## TASK INSTRUCTIONS
For each line below that includes the word "this", make a copy.

--- START DATA ENTRIES ---

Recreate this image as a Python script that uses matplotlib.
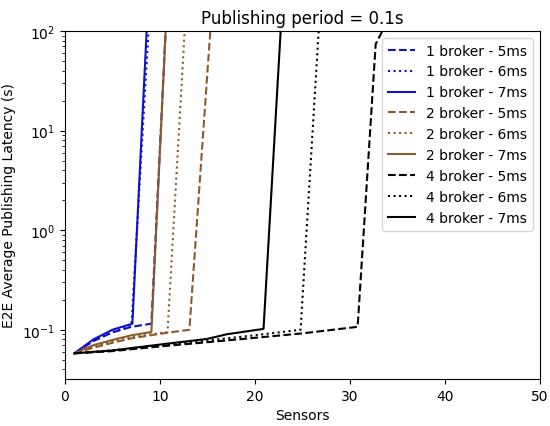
import matplotlib
matplotlib.use("Agg")
from matplotlib import pyplot as plt

# sensors / latency (s) for each broker count and processing time
b1_5ms_x = [1, 3, 5, 7, 9.1, 10.6]
b1_5ms_y = [0.058, 0.077, 0.094, 0.107, 0.115, 100]
b1_6ms_x = [1, 3, 5, 7, 8.8]
b1_6ms_y = [0.058, 0.078, 0.095, 0.11, 100]
b1_7ms_x = [1, 3, 5, 7.1, 8.6]
b1_7ms_y = [0.058, 0.08, 0.1, 0.115, 100]

b2_5ms_x = [1, 3, 5, 7, 9, 11, 13.1, 15.3]
b2_5ms_y = [0.058, 0.066, 0.074, 0.082, 0.088, 0.094, 0.1, 100]
b2_6ms_x = [1, 3, 5, 7, 9, 10.8, 12.6]
b2_6ms_y = [0.058, 0.068, 0.076, 0.084, 0.09, 0.095, 100]
b2_7ms_x = [1, 3, 5, 7, 9.1, 10.6]
b2_7ms_y = [0.058, 0.07, 0.079, 0.088, 0.095, 100]

b4_5ms_x = [1, 5, 10, 15, 20, 25, 30.8, 32.7, 33.4]
b4_5ms_y = [0.058, 0.061, 0.068, 0.075, 0.083, 0.092, 0.107, 74, 100]
b4_6ms_x = [1, 5, 10, 15, 20, 24.8, 26.7]
b4_6ms_y = [0.058, 0.062, 0.07, 0.078, 0.088, 0.1, 100]
b4_7ms_x = [1, 5, 10, 15, 17, 20.9, 22.7]
b4_7ms_y = [0.058, 0.062, 0.071, 0.081, 0.09, 0.102, 100]

blue = "#1010cc"
brown = "#8b5a2b"

fig, ax = plt.subplots(figsize=(5.5, 4.27), dpi=100)

ax.plot(b1_5ms_x, b1_5ms_y, color=blue, linestyle="--", label="1 broker - 5ms")
ax.plot(b1_6ms_x, b1_6ms_y, color=blue, linestyle=":", label="1 broker - 6ms")
ax.plot(b1_7ms_x, b1_7ms_y, color=blue, linestyle="-", label="1 broker - 7ms")
ax.plot(b2_5ms_x, b2_5ms_y, color=brown, linestyle="--", label="2 broker - 5ms")
ax.plot(b2_6ms_x, b2_6ms_y, color=brown, linestyle=":", label="2 broker - 6ms")
ax.plot(b2_7ms_x, b2_7ms_y, color=brown, linestyle="-", label="2 broker - 7ms")
ax.plot(b4_5ms_x, b4_5ms_y, color="black", linestyle="--", label="4 broker - 5ms")
ax.plot(b4_6ms_x, b4_6ms_y, color="black", linestyle=":", label="4 broker - 6ms")
ax.plot(b4_7ms_x, b4_7ms_y, color="black", linestyle="-", label="4 broker - 7ms")

ax.set_yscale("log")
ax.set_xlim(0, 50)
ax.set_ylim(0.032, 100)
ax.set_title("Publishing period = 0.1s")
ax.set_xlabel("Sensors")
ax.set_ylabel("E2E Average Publishing Latency (s)")
ax.legend(loc="upper right")

fig.subplots_adjust(left=0.118, right=0.982, top=0.925, bottom=0.11)
fig.savefig("out.png")
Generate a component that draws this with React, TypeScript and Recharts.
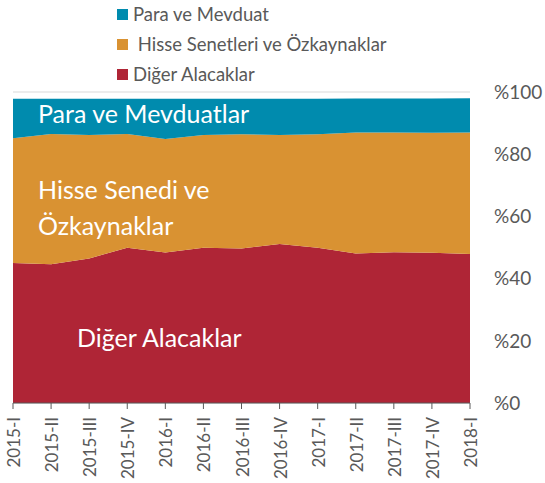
import { Area, AreaChart, CartesianGrid, XAxis, YAxis } from "recharts";

const quarters = ["2015-I", "2015-II", "2015-III", "2015-IV", "2016-I", "2016-II", "2016-III", "2016-IV", "2017-I", "2017-II", "2017-III", "2017-IV", "2018-I"];
const digerAlacaklar = [45.0, 44.6, 46.5, 49.9, 48.4, 49.9, 49.7, 51.1, 49.9, 48.1, 48.5, 48.3, 47.9];
const hisseSenetleri = [40.1, 41.9, 39.7, 36.6, 36.5, 36.3, 36.7, 35.1, 36.5, 38.9, 38.5, 38.6, 39.1];
const paraMevduat = [12.7, 11.3, 11.6, 11.3, 12.9, 11.6, 11.4, 11.6, 11.4, 10.9, 10.9, 11.0, 11.0];
const yTicks = [0, 20, 40, 60, 80, 100];

const RED = "#af2536";
const ORANGE = "#d99232";
const TEAL = "#008bae";
const FONT = "Lato, 'Open Sans', sans-serif";

const legendItems = [
    { label: "Para ve Mevduat", color: TEAL },
    { label: "\u00a0Hisse Senetleri ve Özkaynaklar", color: ORANGE },
    { label: "Diğer Alacaklar", color: RED },
];

const chartData = quarters.map((q, i) => ({
    q,
    diger: digerAlacaklar[i],
    hisse: hisseSenetleri[i],
    para: paraMevduat[i],
}));

export default function App() {
    return (
        <div style={{ position: "absolute", left: 0, top: 0, width: 545, height: 483, background: "#fff", fontFamily: FONT }}>
            <div style={{ position: "absolute", left: 117, top: -1 }}>
                {legendItems.map((item) => (
                    <div key={item.label} style={{ display: "flex", alignItems: "center", height: 30, fontSize: 18.5, color: "#595959" }}>
                        <span style={{ width: 11, height: 11, background: item.color, marginRight: 5, display: "inline-block" }} />
                        <span style={{ whiteSpace: "pre" }}>{item.label}</span>
                    </div>
                ))}
            </div>
            <AreaChart width={545} height={483} data={chartData} margin={{ top: 92, right: 0, bottom: 0, left: 13 }}>
                <CartesianGrid vertical={false} stroke="#d9d9d9" />
                <XAxis
                    dataKey="q"
                    interval={0}
                    height={80}
                    stroke="#595959"
                    tickLine={{ stroke: "#595959" }}
                    tickSize={6}
                    angle={-90}
                    textAnchor="end"
                    dy={6}
                    dx={-5}
                    tick={{ fill: "#595959", fontSize: 17, fontFamily: FONT }}
                />
                <YAxis
                    orientation="right"
                    domain={[0, 100]}
                    ticks={yTicks}
                    width={75}
                    axisLine={false}
                    tickLine={false}
                    tickFormatter={(v) => `%${v}`}
                    tick={{ fill: "#595959", fontSize: 19, fontFamily: FONT, textAnchor: "start" }}
                    dx={16}
                />
                <Area type="linear" dataKey="diger" stackId="1" stroke="none" fill={RED} fillOpacity={1} isAnimationActive={false} />
                <Area type="linear" dataKey="hisse" stackId="1" stroke="none" fill={ORANGE} fillOpacity={1} isAnimationActive={false} />
                <Area type="linear" dataKey="para" stackId="1" stroke="none" fill={TEAL} fillOpacity={1} isAnimationActive={false} />
            </AreaChart>
            <div style={{ position: "absolute", left: 38, top: 96, color: "#fff", fontSize: 25, lineHeight: "34px" }}>Para ve Mevduatlar</div>
            <div style={{ position: "absolute", left: 38, top: 171, color: "#fff", fontSize: 25, lineHeight: "36px" }}>
                Hisse Senedi ve
                <br />
                Özkaynaklar
            </div>
            <div style={{ position: "absolute", left: 77, top: 320, color: "#fff", fontSize: 25, lineHeight: "34px" }}>Diğer Alacaklar</div>
        </div>
    );
}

--- END DATA ENTRIES ---

## RESPONSE BELOW
Recreate this image as a Python script that uses matplotlib.
Generate a component that draws this with React, TypeScript and Recharts.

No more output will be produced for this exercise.